## [Listed records]
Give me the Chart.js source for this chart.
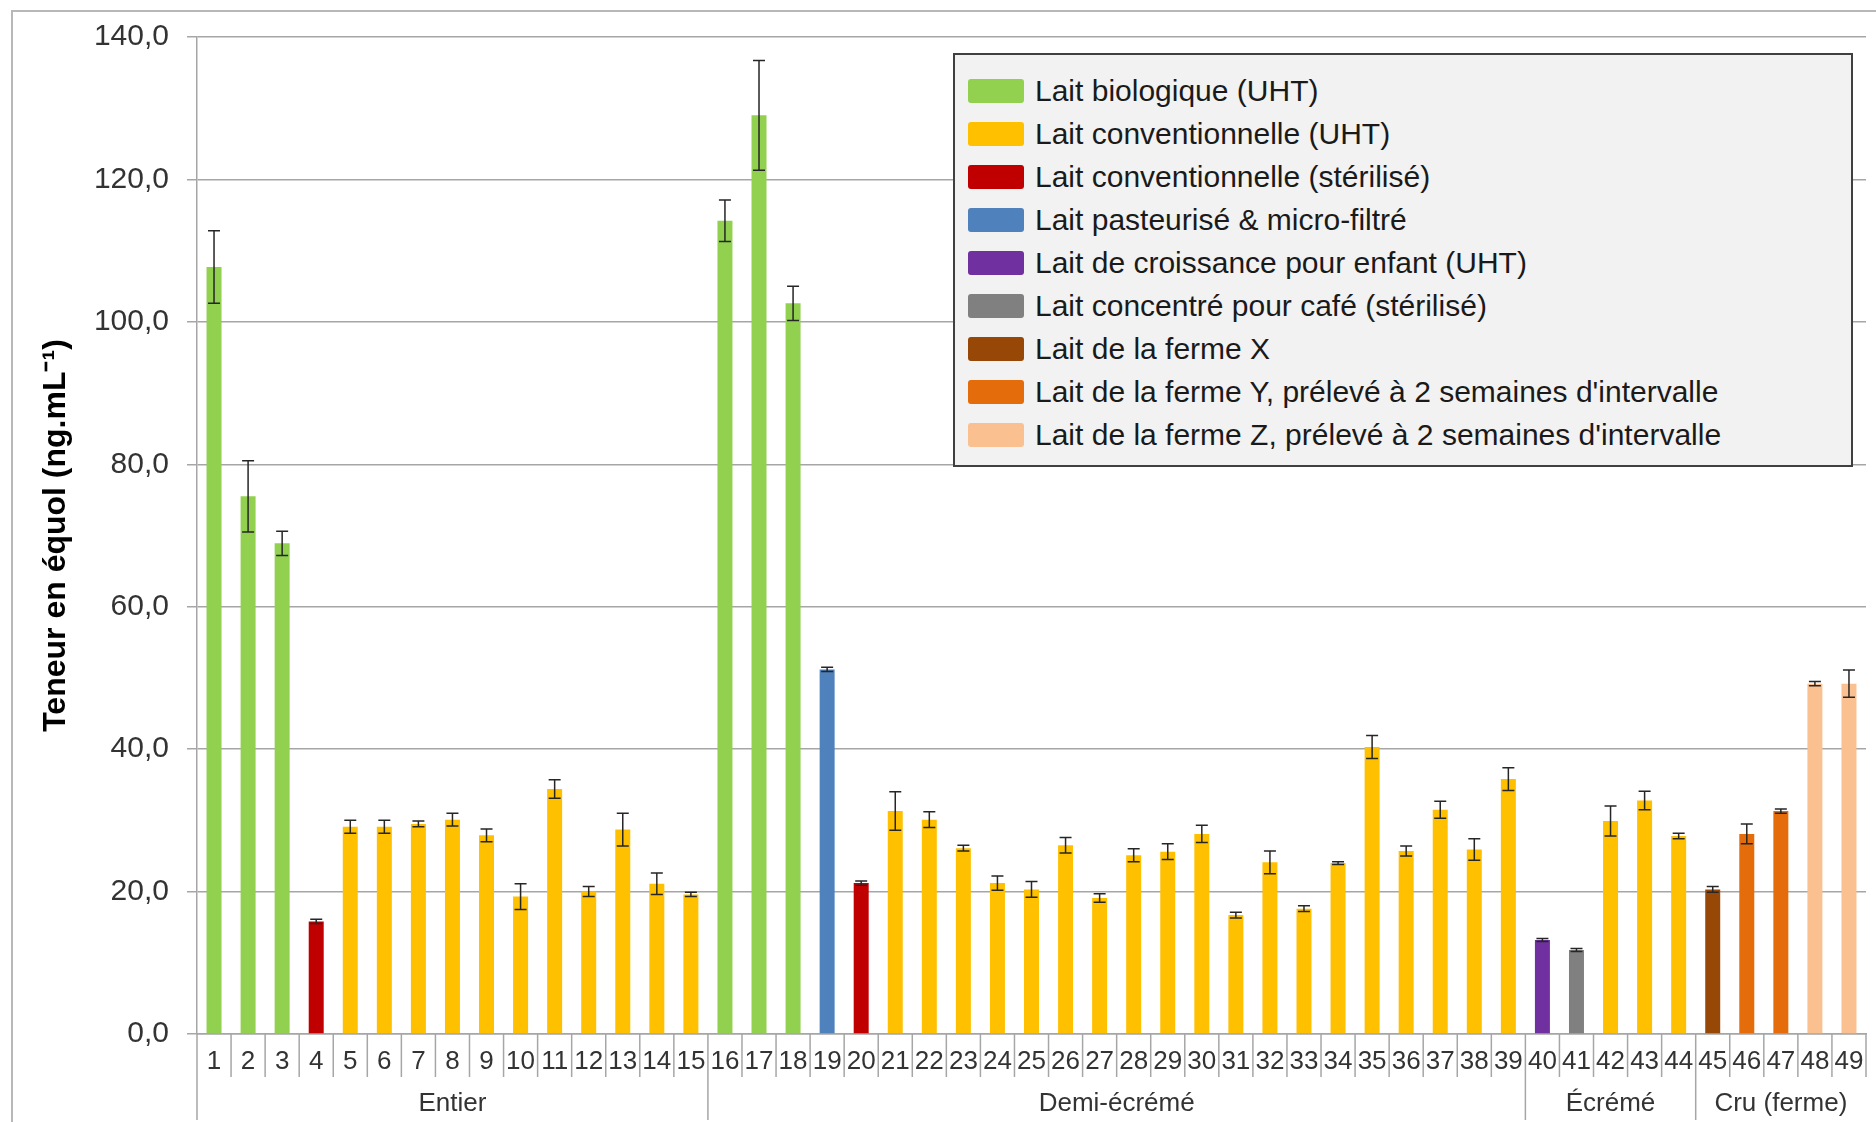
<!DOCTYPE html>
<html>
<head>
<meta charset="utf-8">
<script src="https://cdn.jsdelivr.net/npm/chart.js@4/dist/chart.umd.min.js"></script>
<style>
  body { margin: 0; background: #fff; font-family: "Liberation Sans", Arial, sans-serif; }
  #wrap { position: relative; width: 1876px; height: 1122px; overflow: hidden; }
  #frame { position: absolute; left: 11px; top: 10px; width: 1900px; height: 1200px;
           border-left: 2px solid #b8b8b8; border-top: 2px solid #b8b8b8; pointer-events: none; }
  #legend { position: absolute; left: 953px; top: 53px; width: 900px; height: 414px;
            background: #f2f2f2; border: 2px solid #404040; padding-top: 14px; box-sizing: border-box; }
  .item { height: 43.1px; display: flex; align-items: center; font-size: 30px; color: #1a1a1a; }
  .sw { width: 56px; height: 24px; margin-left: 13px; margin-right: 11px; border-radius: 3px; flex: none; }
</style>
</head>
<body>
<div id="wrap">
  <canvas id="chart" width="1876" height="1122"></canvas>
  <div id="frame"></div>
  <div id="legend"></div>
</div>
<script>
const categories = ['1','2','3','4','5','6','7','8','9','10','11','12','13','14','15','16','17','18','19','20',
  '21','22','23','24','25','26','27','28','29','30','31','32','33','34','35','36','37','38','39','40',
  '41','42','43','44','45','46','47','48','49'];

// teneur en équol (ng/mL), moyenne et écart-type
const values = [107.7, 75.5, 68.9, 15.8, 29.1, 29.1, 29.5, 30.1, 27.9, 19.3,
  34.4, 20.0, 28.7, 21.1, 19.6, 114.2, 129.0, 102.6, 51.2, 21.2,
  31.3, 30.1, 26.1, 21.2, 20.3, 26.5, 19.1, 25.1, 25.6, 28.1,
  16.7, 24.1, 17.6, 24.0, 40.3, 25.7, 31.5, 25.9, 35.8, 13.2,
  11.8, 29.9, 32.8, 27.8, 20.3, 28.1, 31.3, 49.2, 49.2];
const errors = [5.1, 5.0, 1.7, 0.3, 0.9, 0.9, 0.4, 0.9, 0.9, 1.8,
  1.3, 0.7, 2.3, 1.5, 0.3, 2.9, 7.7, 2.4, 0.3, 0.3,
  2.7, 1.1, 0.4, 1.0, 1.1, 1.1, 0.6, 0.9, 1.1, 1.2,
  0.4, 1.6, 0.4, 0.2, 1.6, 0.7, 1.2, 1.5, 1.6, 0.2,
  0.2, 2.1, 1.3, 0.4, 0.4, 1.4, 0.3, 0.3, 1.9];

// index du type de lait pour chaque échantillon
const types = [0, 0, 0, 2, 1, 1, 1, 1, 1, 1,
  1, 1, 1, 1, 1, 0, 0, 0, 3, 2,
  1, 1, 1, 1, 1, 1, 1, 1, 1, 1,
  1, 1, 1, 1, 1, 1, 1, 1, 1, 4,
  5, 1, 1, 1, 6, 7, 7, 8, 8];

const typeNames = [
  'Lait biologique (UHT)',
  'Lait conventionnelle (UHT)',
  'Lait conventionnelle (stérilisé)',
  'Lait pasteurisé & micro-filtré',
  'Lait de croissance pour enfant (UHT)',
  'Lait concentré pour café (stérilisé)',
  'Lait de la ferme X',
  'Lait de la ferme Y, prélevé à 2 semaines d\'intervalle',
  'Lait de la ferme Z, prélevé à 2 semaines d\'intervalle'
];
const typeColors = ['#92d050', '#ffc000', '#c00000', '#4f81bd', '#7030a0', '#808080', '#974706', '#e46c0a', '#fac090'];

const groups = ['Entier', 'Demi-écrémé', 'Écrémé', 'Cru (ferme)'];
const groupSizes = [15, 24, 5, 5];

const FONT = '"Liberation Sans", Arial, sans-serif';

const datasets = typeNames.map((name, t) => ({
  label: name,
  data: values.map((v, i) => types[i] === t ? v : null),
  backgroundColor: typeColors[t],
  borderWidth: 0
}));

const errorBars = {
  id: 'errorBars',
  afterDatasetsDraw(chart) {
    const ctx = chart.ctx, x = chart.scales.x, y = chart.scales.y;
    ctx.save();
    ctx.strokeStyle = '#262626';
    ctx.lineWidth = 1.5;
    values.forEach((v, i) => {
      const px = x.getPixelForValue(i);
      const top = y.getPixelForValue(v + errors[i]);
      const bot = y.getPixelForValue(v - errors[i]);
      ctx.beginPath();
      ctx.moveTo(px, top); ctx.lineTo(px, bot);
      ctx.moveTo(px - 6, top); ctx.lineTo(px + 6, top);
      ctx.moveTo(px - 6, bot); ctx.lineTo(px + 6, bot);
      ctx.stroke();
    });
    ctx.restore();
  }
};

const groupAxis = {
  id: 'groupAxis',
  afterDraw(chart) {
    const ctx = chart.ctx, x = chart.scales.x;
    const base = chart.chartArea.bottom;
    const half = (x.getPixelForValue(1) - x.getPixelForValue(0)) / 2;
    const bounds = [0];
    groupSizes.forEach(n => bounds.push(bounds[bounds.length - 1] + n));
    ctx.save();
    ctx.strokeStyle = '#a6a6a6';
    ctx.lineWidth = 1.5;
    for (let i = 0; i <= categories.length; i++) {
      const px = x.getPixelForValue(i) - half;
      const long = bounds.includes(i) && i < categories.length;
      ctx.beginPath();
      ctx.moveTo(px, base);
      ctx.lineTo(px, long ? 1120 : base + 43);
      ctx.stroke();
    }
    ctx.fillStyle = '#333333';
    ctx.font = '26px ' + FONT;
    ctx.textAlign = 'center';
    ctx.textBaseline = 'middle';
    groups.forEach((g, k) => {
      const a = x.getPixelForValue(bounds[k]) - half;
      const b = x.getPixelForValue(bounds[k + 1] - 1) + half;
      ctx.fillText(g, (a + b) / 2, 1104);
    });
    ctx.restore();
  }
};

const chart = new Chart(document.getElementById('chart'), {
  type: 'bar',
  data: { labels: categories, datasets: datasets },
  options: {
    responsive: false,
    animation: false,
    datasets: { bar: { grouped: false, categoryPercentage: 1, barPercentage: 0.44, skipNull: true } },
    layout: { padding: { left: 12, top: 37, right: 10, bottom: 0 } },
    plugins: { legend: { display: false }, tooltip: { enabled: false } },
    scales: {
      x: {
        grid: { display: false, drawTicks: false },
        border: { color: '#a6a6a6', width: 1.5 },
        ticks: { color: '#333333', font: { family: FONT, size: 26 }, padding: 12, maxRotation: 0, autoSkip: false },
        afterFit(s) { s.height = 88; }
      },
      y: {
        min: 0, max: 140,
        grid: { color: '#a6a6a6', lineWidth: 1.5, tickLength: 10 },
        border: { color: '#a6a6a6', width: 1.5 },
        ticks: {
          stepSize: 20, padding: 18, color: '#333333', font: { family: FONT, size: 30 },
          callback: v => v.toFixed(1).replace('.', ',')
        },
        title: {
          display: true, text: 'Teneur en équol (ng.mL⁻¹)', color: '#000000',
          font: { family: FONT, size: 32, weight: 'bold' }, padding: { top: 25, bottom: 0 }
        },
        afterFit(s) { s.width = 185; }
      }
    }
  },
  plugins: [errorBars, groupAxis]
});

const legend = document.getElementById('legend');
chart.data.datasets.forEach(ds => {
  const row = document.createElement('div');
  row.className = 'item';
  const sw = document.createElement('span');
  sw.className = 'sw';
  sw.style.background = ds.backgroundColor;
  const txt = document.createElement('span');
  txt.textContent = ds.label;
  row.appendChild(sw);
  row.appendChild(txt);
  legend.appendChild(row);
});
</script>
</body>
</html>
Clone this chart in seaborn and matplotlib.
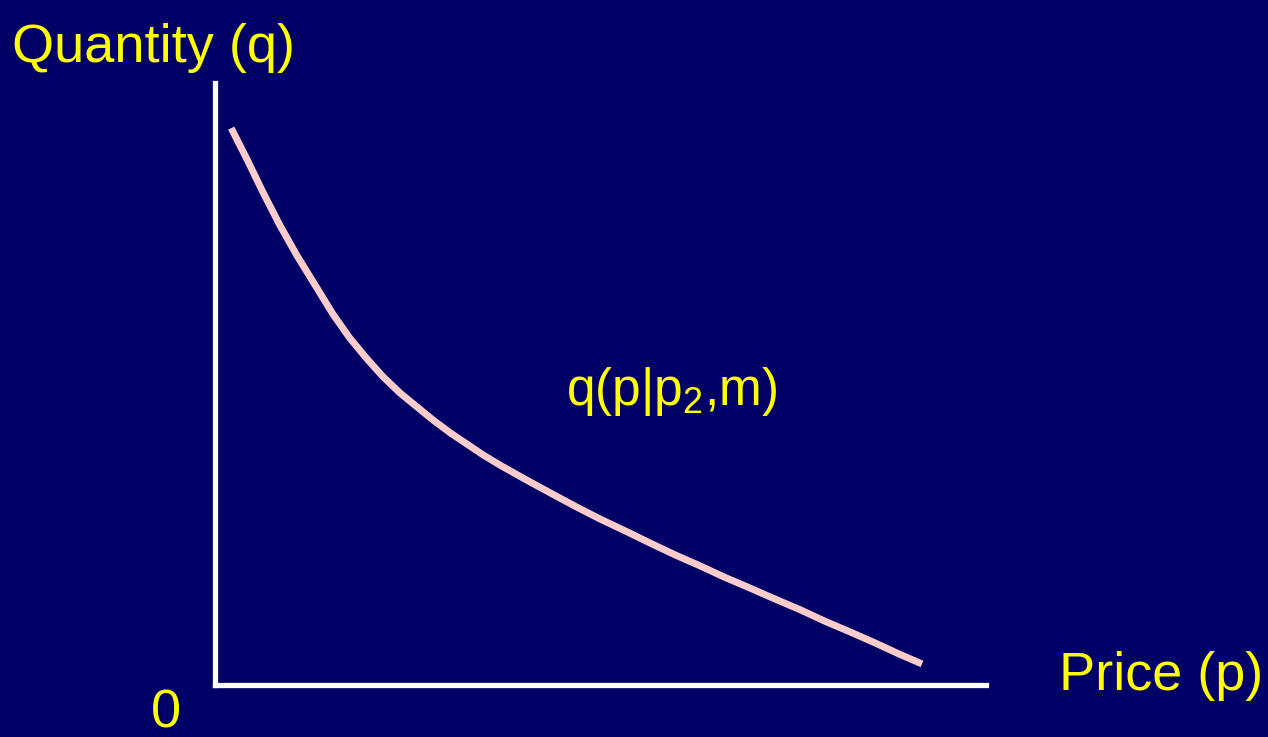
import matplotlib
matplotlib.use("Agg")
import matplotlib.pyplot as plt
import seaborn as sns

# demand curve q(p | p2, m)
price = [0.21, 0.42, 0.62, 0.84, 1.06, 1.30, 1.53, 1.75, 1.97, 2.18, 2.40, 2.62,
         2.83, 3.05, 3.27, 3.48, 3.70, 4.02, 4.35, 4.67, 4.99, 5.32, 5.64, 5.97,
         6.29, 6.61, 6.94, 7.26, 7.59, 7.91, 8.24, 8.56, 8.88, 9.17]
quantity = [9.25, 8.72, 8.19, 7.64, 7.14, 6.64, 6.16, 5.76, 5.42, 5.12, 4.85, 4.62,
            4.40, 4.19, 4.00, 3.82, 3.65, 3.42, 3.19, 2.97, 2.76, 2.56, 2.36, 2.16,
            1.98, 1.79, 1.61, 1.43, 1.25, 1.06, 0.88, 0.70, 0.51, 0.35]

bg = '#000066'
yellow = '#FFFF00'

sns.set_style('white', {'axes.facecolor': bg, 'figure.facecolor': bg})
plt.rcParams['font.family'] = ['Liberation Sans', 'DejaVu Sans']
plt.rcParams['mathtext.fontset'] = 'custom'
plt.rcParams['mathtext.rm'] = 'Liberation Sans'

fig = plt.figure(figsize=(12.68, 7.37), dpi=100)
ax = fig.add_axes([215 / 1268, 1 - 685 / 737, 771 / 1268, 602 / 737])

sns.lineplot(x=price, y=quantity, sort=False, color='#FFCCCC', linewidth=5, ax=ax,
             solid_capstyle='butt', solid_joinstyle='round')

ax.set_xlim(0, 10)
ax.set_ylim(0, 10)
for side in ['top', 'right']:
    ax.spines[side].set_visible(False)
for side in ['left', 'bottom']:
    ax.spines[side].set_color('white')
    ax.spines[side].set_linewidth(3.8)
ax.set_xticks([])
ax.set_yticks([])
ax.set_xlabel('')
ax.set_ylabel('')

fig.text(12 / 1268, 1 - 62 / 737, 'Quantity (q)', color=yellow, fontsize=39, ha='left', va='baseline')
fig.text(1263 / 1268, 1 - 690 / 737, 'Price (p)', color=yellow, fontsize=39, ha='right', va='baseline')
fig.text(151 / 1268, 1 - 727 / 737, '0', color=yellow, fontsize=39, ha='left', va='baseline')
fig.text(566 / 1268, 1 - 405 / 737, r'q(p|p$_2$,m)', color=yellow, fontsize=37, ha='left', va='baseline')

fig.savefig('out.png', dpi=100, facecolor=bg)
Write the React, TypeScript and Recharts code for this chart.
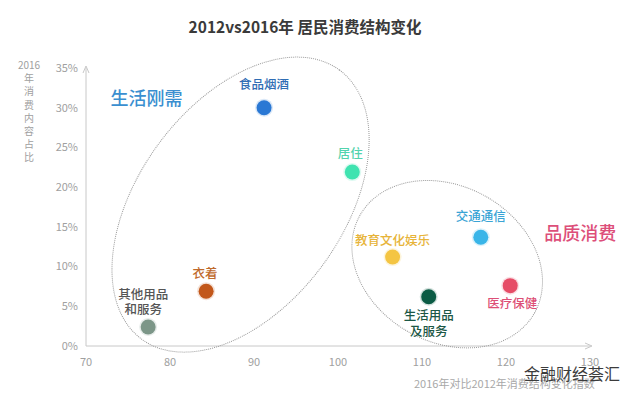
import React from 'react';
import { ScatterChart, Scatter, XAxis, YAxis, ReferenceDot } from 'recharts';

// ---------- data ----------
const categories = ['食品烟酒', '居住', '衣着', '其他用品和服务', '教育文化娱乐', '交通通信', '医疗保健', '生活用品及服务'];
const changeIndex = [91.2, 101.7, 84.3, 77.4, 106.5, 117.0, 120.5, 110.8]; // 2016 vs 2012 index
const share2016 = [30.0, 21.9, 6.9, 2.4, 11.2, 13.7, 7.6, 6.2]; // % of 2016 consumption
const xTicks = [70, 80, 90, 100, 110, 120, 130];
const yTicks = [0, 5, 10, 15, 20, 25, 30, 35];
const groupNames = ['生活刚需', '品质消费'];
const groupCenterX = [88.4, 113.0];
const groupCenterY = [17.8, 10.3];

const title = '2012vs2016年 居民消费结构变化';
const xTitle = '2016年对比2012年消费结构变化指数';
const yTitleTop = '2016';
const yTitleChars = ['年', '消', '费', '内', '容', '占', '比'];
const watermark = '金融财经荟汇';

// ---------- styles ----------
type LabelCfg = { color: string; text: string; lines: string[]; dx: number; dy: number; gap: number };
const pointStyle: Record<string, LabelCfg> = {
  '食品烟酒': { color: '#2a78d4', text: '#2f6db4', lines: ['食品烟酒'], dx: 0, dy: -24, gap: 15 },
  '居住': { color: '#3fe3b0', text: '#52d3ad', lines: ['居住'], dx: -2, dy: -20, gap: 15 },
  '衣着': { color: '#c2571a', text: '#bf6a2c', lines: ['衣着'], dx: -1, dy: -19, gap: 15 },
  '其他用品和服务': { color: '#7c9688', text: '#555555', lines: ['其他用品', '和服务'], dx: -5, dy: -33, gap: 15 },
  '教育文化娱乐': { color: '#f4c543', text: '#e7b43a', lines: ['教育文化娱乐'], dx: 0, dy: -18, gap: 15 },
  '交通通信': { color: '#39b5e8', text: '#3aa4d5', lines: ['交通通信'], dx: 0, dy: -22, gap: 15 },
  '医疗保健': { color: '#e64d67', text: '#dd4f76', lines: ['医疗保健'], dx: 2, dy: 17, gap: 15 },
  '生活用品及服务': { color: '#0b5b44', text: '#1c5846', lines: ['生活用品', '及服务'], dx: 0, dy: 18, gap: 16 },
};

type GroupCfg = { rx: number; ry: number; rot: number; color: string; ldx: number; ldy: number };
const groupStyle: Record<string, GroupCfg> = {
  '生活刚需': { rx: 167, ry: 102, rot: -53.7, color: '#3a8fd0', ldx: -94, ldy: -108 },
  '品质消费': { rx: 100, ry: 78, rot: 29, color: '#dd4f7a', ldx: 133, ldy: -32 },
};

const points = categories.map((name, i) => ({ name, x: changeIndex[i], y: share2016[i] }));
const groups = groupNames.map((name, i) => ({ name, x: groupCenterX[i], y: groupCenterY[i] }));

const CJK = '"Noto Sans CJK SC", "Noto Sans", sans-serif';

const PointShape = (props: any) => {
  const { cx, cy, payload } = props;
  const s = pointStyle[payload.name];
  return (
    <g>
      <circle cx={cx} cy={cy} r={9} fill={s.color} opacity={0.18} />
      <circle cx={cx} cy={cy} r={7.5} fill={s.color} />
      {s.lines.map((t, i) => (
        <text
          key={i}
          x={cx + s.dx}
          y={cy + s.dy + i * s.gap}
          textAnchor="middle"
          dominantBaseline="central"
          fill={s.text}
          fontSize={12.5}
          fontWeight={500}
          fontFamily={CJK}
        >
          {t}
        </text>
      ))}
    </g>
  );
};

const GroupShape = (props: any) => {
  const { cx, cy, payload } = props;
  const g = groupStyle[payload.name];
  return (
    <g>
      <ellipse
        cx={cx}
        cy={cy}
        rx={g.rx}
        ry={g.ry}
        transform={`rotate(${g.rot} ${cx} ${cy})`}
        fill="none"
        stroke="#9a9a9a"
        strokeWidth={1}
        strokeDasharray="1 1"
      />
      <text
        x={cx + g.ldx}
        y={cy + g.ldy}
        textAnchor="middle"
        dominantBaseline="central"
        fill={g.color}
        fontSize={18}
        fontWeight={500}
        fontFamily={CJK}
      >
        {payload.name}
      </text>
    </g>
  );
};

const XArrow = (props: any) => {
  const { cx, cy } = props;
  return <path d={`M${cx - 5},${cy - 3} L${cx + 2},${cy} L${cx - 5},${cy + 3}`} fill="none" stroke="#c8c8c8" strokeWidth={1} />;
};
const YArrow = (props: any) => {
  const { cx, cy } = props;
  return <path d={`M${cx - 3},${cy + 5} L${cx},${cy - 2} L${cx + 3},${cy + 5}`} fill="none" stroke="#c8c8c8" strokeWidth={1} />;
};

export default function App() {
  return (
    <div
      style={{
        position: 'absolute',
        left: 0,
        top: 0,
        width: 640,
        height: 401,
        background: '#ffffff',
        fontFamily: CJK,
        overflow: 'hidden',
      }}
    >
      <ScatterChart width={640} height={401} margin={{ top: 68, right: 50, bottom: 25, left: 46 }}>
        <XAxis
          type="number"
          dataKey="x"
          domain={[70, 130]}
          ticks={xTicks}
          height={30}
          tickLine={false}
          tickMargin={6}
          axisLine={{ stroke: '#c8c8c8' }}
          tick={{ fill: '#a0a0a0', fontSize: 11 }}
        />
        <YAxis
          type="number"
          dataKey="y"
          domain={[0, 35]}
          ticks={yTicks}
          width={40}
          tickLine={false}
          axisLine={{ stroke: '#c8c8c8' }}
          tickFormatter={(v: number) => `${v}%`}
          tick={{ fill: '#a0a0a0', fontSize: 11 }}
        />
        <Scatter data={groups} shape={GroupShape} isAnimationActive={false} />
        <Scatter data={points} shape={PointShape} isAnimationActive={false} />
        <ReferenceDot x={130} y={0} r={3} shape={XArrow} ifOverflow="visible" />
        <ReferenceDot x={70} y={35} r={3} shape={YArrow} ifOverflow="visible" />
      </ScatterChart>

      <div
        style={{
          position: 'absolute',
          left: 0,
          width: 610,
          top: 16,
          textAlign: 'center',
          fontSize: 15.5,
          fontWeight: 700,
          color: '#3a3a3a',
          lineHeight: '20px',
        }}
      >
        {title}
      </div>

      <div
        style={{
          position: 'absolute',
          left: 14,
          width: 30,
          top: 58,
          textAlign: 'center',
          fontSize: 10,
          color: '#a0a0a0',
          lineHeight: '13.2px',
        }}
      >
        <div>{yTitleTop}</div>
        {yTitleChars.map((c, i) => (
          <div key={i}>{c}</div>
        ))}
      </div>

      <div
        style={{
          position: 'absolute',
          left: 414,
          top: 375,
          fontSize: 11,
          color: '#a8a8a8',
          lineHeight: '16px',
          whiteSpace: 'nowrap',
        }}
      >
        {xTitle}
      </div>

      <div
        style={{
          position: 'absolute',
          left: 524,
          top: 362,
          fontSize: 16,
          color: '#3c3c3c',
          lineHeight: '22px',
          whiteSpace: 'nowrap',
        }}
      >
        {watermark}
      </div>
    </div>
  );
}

## [Exercise aim]
From the records above, give again only the part that opens with the line containing "Write the React, TypeScript" and closes with the line containing "const watermark = '金融财经荟汇';". Keep both ends but drop the pictures.

## [Finished task]
Write the React, TypeScript and Recharts code for this chart.
import React from 'react';
import { ScatterChart, Scatter, XAxis, YAxis, ReferenceDot } from 'recharts';

// ---------- data ----------
const categories = ['食品烟酒', '居住', '衣着', '其他用品和服务', '教育文化娱乐', '交通通信', '医疗保健', '生活用品及服务'];
const changeIndex = [91.2, 101.7, 84.3, 77.4, 106.5, 117.0, 120.5, 110.8]; // 2016 vs 2012 index
const share2016 = [30.0, 21.9, 6.9, 2.4, 11.2, 13.7, 7.6, 6.2]; // % of 2016 consumption
const xTicks = [70, 80, 90, 100, 110, 120, 130];
const yTicks = [0, 5, 10, 15, 20, 25, 30, 35];
const groupNames = ['生活刚需', '品质消费'];
const groupCenterX = [88.4, 113.0];
const groupCenterY = [17.8, 10.3];

const title = '2012vs2016年 居民消费结构变化';
const xTitle = '2016年对比2012年消费结构变化指数';
const yTitleTop = '2016';
const yTitleChars = ['年', '消', '费', '内', '容', '占', '比'];
const watermark = '金融财经荟汇';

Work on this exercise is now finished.